The total acreage approved for rezoning increased in 2019 with the amount of residential, non-residential and institutional acreage all going up. The only drop was in the amount of mixed use zoning approved, which was a small component in 2018 after being significantly higher in 2017 due to the adoption of a new Mixed Use Downtown zoning district in the vicinity of the downtown multi-purpose stadium. Non-residential zones were the largest category in 2019 but only by about nine acres over residential ones, which had made up the largest share three of the past four years.
A good indicator of the amount of development occurring in the city is the number of final plats, site plans and group developments approved that resulted in new residential lots/units or additional building square footage. The table below shows the types of major projects approved over the past three years by land use category.
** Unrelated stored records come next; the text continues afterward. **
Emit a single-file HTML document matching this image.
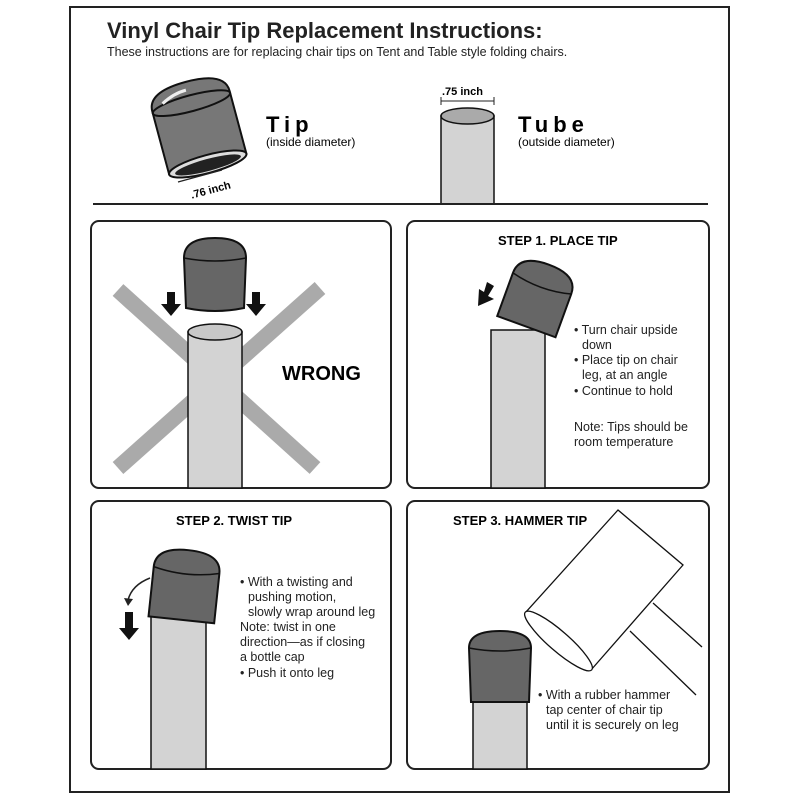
<!DOCTYPE html>
<html><head><style>
html,body{margin:0;padding:0;background:#fff;}
svg{display:block;font-family:"Liberation Sans",sans-serif;}
</style></head><body>
<svg width="800" height="800" viewBox="0 0 800 800" xmlns="http://www.w3.org/2000/svg">
<rect x="70" y="7" width="659" height="785" fill="none" stroke="#222" stroke-width="2"/>
<text x="107" y="38" font-size="22" font-weight="bold" fill="#222">Vinyl Chair Tip Replacement Instructions:</text>
<text x="107" y="56" font-size="12.5" fill="#222">These instructions are for replacing chair tips on Tent and Table style folding chairs.</text>
<!-- tip top -->
<g transform="rotate(-15 200 135)">
<path d="M160 100 Q160 80 200 80 Q240 80 240 100 L240 165 L160 165 Z" fill="#777" stroke="#111" stroke-width="2"/>
<ellipse cx="200" cy="102" rx="40" ry="8" fill="none" stroke="#111" stroke-width="2"/>
<ellipse cx="200" cy="165" rx="40" ry="9" fill="#ddd" stroke="#111" stroke-width="2"/>
<ellipse cx="200" cy="166" rx="34" ry="6" fill="#222"/>
<path d="M172 95 Q185 88 198 88" stroke="#eee" stroke-width="3" fill="none"/>
</g>
<line x1="178" y1="182" x2="222" y2="170" stroke="#222" stroke-width="1.2"/>
<text x="190" y="195" font-size="11" font-weight="bold" transform="rotate(-15 205 190)">.76 inch</text>
<text x="266" y="132" font-size="22" font-weight="bold" letter-spacing="5">Tip</text>
<text x="266" y="146" font-size="12">(inside diameter)</text>
<text x="442" y="95" font-size="11" font-weight="bold">.75 inch</text>
<line x1="441" y1="101" x2="494" y2="101" stroke="#222"/>
<line x1="441" y1="97" x2="441" y2="105" stroke="#222"/><line x1="494" y1="97" x2="494" y2="105" stroke="#222"/>
<rect x="441" y="116" width="53" height="88" fill="#d3d3d3" stroke="#111" stroke-width="1.5"/>
<ellipse cx="467.5" cy="116" rx="26.5" ry="8" fill="#aaa" stroke="#111" stroke-width="1.5"/>
<text x="518" y="132" font-size="22" font-weight="bold" letter-spacing="5">Tube</text>
<text x="518" y="146" font-size="12">(outside diameter)</text>
<line x1="93" y1="204" x2="708" y2="204" stroke="#222" stroke-width="2"/>
<!-- panels -->
<rect x="91" y="221" width="300" height="267" rx="8" fill="none" stroke="#222" stroke-width="2"/>
<rect x="407" y="221" width="302" height="267" rx="8" fill="none" stroke="#222" stroke-width="2"/>
<rect x="91" y="501" width="300" height="268" rx="8" fill="none" stroke="#222" stroke-width="2"/>
<rect x="407" y="501" width="302" height="268" rx="8" fill="none" stroke="#222" stroke-width="2"/>
<!-- wrong -->
<line x1="118" y1="290" x2="315" y2="468" stroke="#aaa" stroke-width="16"/>
<line x1="118" y1="468" x2="320" y2="288" stroke="#aaa" stroke-width="16"/>
<rect x="188" y="332" width="54" height="156" fill="#d3d3d3" stroke="#111" stroke-width="1.5"/>
<ellipse cx="215" cy="332" rx="27" ry="8" fill="#c8c8c8" stroke="#111" stroke-width="1.5"/>
<path d="M184 258 Q184 238 215 238 Q246 238 246 258 L244 308 Q215 314 186 308 Z" fill="#666" stroke="#111" stroke-width="2"/>
<path d="M184 258 Q215 264 246 258" fill="none" stroke="#111" stroke-width="1.5"/>
<path d="M167 292 h8 v12 h6 l-10 12 l-10 -12 h6 z" fill="#111"/>
<path d="M252 292 h8 v12 h6 l-10 12 l-10 -12 h6 z" fill="#111"/>
<text x="282" y="380" font-size="20" font-weight="bold">WRONG</text>
<!-- step1 -->
<text x="498" y="245" font-size="13" font-weight="bold">STEP 1. PLACE TIP</text>
<rect x="491" y="330" width="54" height="158" fill="#d3d3d3" stroke="#111" stroke-width="1.5"/>
<g transform="rotate(20 535 300)">
<path d="M505 282 Q505 262 536 262 Q567 262 567 282 L567 328 L505 328 Z" fill="#666" stroke="#111" stroke-width="2"/>
<path d="M505 282 Q536 290 567 282" fill="none" stroke="#111" stroke-width="1.5"/>
</g>
<path d="M487 282 l7 4 l-6 10 l6 3 l-16 7 l1 -17 l5 3 z" fill="#111"/>
<g font-size="12.5" fill="#222">
<text x="574" y="334">• Turn chair upside</text><text x="582" y="349">down</text>
<text x="574" y="364">• Place tip on chair</text><text x="582" y="379">leg, at an angle</text>
<text x="574" y="395">• Continue to hold</text>
<text x="574" y="431">Note: Tips should be</text><text x="574" y="446">room temperature</text>
</g>
<!-- step2 -->
<text x="176" y="525" font-size="13" font-weight="bold">STEP 2. TWIST TIP</text>
<rect x="151" y="612" width="55" height="157" fill="#d3d3d3" stroke="#111" stroke-width="1.5"/>
<g transform="rotate(6 185 585)">
<path d="M152 570 Q152 550 185 550 Q218 550 218 570 L218 620 L152 620 Z" fill="#666" stroke="#111" stroke-width="2"/>
<path d="M152 570 Q185 578 218 570" fill="none" stroke="#111" stroke-width="1.5"/>
</g>
<path d="M150 578 Q132 585 128 600" fill="none" stroke="#222" stroke-width="1.5"/>
<path d="M124 598 l4 8 l5 -7 z" fill="#222"/>
<path d="M125 612 h8 v16 h6 l-10 12 l-10 -12 h6 z" fill="#111"/>
<g font-size="12.5" fill="#222">
<text x="240" y="586">• With a twisting and</text><text x="248" y="601">pushing motion,</text>
<text x="248" y="616">slowly wrap around leg</text>
<text x="240" y="631">Note: twist in one</text><text x="240" y="646">direction—as if closing</text>
<text x="240" y="661">a bottle cap</text><text x="240" y="677">• Push it onto leg</text>
</g>
<!-- step3 -->
<text x="453" y="525" font-size="13" font-weight="bold">STEP 3. HAMMER TIP</text>
<rect x="473" y="702" width="54" height="67" fill="#d3d3d3" stroke="#111" stroke-width="1.5"/>
<path d="M469 648 Q469 631 500 631 Q531 631 531 648 L529 702 L471 702 Z" fill="#666" stroke="#111" stroke-width="2"/>
<path d="M469 648 Q500 654 531 648" fill="none" stroke="#111" stroke-width="1.5"/>
<g fill="#fff" stroke="#111" stroke-width="1.3">
<line x1="653" y1="603" x2="702" y2="647"/><line x1="630" y1="631" x2="696" y2="695"/>
<path d="M618 510 L683 565 L591 670 L526 612 Z"/>
<ellipse cx="558.5" cy="641" rx="44" ry="10" transform="rotate(41 558.5 641)"/>
</g>
<g font-size="12.5" fill="#222">
<text x="538" y="699">• With a rubber hammer</text><text x="546" y="714">tap center of chair tip</text>
<text x="546" y="729">until it is securely on leg</text>
</g>
</svg>
</body></html>
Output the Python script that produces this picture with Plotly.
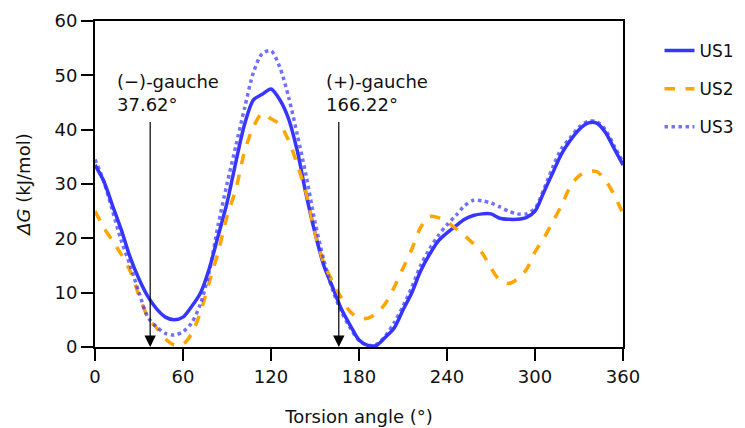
import plotly.graph_objects as go

angle = list(range(0, 361, 6))

us1 = [33.5, 30.5, 26, 21.5, 16.5, 12.5, 9.3, 7, 5.5, 5.0,
       5.5, 7.5, 10, 14.5, 20.5, 26.5, 34, 41, 45.5, 46.5,
       47.5, 45.5, 42, 36, 28, 21, 15, 11, 7, 4,
       1.3, 0.3, 0.3, 1.8, 3.5, 6.8, 10, 14, 17, 19.5,
       21, 22.3, 23.5, 24.2, 24.5, 24.5, 23.7, 23.5, 23.5, 23.8,
       25, 28.5, 32, 35.5, 38, 40, 41.2, 41.2, 39.5, 36.5, 33.5]

us2 = [25, 22, 19.5, 17, 14, 9.5, 5.5, 3.5, 1.5, 0.4,
       0.5, 2.5, 6.5, 12, 17.5, 24, 29, 36, 40.5, 43,
       42, 41, 38, 33.5, 28.3, 21, 15.5, 12, 9, 6.5,
       5.3, 5.3, 6.2, 8, 11, 14.5, 18, 22, 24, 23.8,
       23, 21.8, 20.5, 19, 17.3, 14.5, 12.3, 11.7, 12.5, 14.2,
       17.5, 20, 23, 26, 29.5, 31.5, 32.3, 32.3, 30.7, 28, 24.5]

us3 = [34.5, 30.5, 25, 19.5, 15, 10, 5.5, 3.7, 2.5, 2.2,
       2.8, 4.5, 8, 14, 22.5, 30, 37, 44, 50.5, 54,
       54.5, 51.5, 46, 39, 31.5, 23, 16, 10.5, 6.5, 3.5,
       1.2, 0.3, 0.5, 2, 4.5, 7.5, 11, 15, 18, 20.5,
       22.5, 24.2, 26, 27, 26.9, 26.5, 25.8, 25, 24.5, 24.5,
       25.5, 29, 33, 36.5, 38.5, 40.5, 41.5, 41.5, 40, 37, 34]

gauche_angles = [37.62, 166.22]
gauche_labels = ["(\u2212)-gauche<br>37.62\u00b0", "(+)-gauche<br>166.22\u00b0"]
label_x = [13.8, 156]

fig = go.Figure()
styles = [("US1", us1, "#3636ff", "solid", 1.0),
          ("US2", us2, "#ffa500", "dash", 1.0),
          ("US3", us3, "#3636ff", "dot", 0.7)]
for i, (name, vals, color, dash, op) in enumerate(styles):
    fig.add_trace(go.Scatter(x=angle, y=vals, mode="lines", name=name, opacity=op,
                             legendgroup=str(i),
                             line=dict(color=color, width=3.5, dash=dash,
                                       shape="spline", smoothing=0.8)))

for a, lab, lx in zip(gauche_angles, gauche_labels, label_x):
    fig.add_annotation(x=a, y=0, ax=a, ay=41.7, xref="x", yref="y", axref="x", ayref="y",
                       showarrow=True, arrowhead=2, arrowsize=1.9, arrowwidth=1.2,
                       arrowcolor="black", text="")
    fig.add_annotation(x=lx, y=42.3, xref="x", yref="y", text=lab, showarrow=False,
                       xanchor="left", yanchor="bottom", align="left",
                       font=dict(size=18, color="#111"))

axis = dict(showline=True, linecolor="black", linewidth=2, mirror=True,
            ticks="outside", ticklen=12, tickwidth=2, tickcolor="black",
            showgrid=False, zeroline=False, automargin=False,
            tickfont=dict(size=18, color="#111"))
fig.update_xaxes(range=[0, 360], tickvals=[0, 60, 120, 180, 240, 300, 360],
                 title=dict(text="Torsion angle (\u00b0)", font=dict(size=18, color="#111"), standoff=25),
                 **axis)
fig.update_yaxes(range=[0, 60], tickvals=[0, 10, 20, 30, 40, 50, 60],
                 title=dict(text="<i>\u0394G</i> (kJ/mol)", font=dict(size=18, color="#111"), standoff=19),
                 **axis)
# page body adds an 8px margin, so the figure is a bit smaller than the window
fig.update_layout(width=737, height=420, template="none",
                  font=dict(family="DejaVu Sans", color="#111"),
                  plot_bgcolor="white", paper_bgcolor="white",
                  margin=dict(l=87, r=122, t=13, b=81),
                  legend=dict(xref="container", x=0.884, y=0.963, xanchor="left", yanchor="top",
                              font=dict(size=17), tracegroupgap=13, bgcolor="rgba(0,0,0,0)"))
fig.write_html("out.html")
In 2019, the total number of approved land development projects was lower than the previous two years. However, the number of new residential lots and units approved, including detached single-family homes, attached single-family townhomes, and multi-family apartments more than doubled from the previous year, and the overall total of 506 residential lots/units was the highest number approved since 2013. On the other hand, there was a significant decrease in the square footage of non-residential development approved, as shown in the following chart. This is mostly due to the greater than normal amount of institutional and industrial square footage approved in 2018, which included an expansion of the River Landing retirement community, the new Qubein Arena and Conference Center on the campus of High Point University, and the Amada manufacturing and technical center campus in north High Point. Viewed in relation to the past five years, the overall amount of non-residential square footage approved in 2019 was in line with what is typically seen.